W wakacje pojechałam na kurs, który był jednymi z gorszych chwil w moim życiu harcerskim. Nikogo nie znałam, byłam najmłodsza i zawsze, nawet w zastępie czułam się „popychadłem”. Mimo to, wiele z niego wyniosłam. Już we wrześniu zostałam drużynową. Każda zbiórka była dla mnie ogromnym przeżyciem, chodzenie na odprawy zaszczytem już nie wspominając o wycieczkach instruktorskich czy spotkaniach drużynowych. Mimo, że zawsze byłam obgadywana i wytykana palcami, jako ta najgorsza bo najmłodsza, starałam się tym nie przejmować. Wiedziałam co do mnie należy i starałam się wszystko wypełniać w 100%. Ukończyłam kurs przewodnikowski, pojechałam na pierwszą kolonię, a całe drużynowanie przynosiło mi coraz więcej satysfakcji. Z każdym krokiem czułam się bardziej motywowana. Już po roku bycia drużynową, gromada zajęła III miejsce we współzawodnictwie. Mimo dużych problemów z przybocznymi starałam się coraz bardziej.
Kolejnym z ważnych przeżyć był drugi kurs drużynowych, w czasie którego zdobyłam patent.
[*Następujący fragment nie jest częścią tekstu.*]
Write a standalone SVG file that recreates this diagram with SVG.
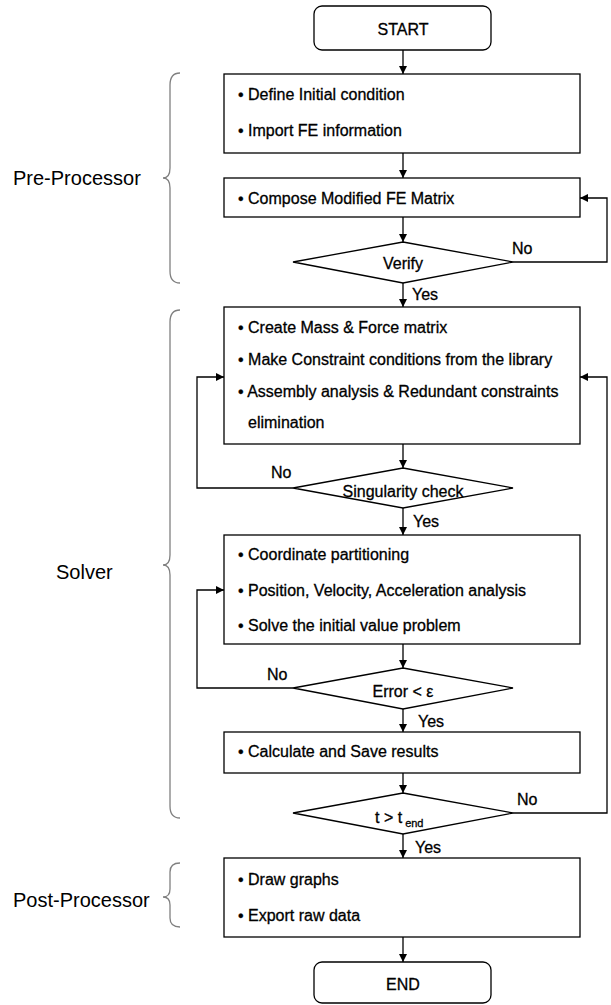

W tym samym czasie widząc, że wiele osób w moim wieku wykrusza się ze ZHP postanowiłam założyć zastęp wędrowniczy, gdzie każde z nich mogło odnaleźć swoje pole służby. Kolejne kolonie, obozy w kadrze, biwaki, rajdy, zbiórki, wycieczki, nadanie naramiennika wędrowniczego - każda chwila niesamowicie wyjątkowa.
Pozostaje pytanie... Dlaczego napisałam ten artykuł?
Na pewno nie po to, żeby pokazać ile osiągnęłam w harcerstwie. Na pewno też nie chodziło mi o to, żeby chwalić się czego to nie zrobiłam w wieku 14 lat.
Chodziło o jedno... Młodsze osoby często mają więcej chęci, potencjału, siły i pomysłów do robienia czegokolwiek. Choć dla mnie wytykanie palcami było motywujące, inni się przez to poddają. Dajmy im szanse, nawet jeśli mielibyśmy złamać jakieś reguły bądź wesprzyjmy chociaż dobrym słowem. Zawsze lepsze to niż mieszanie z błotem.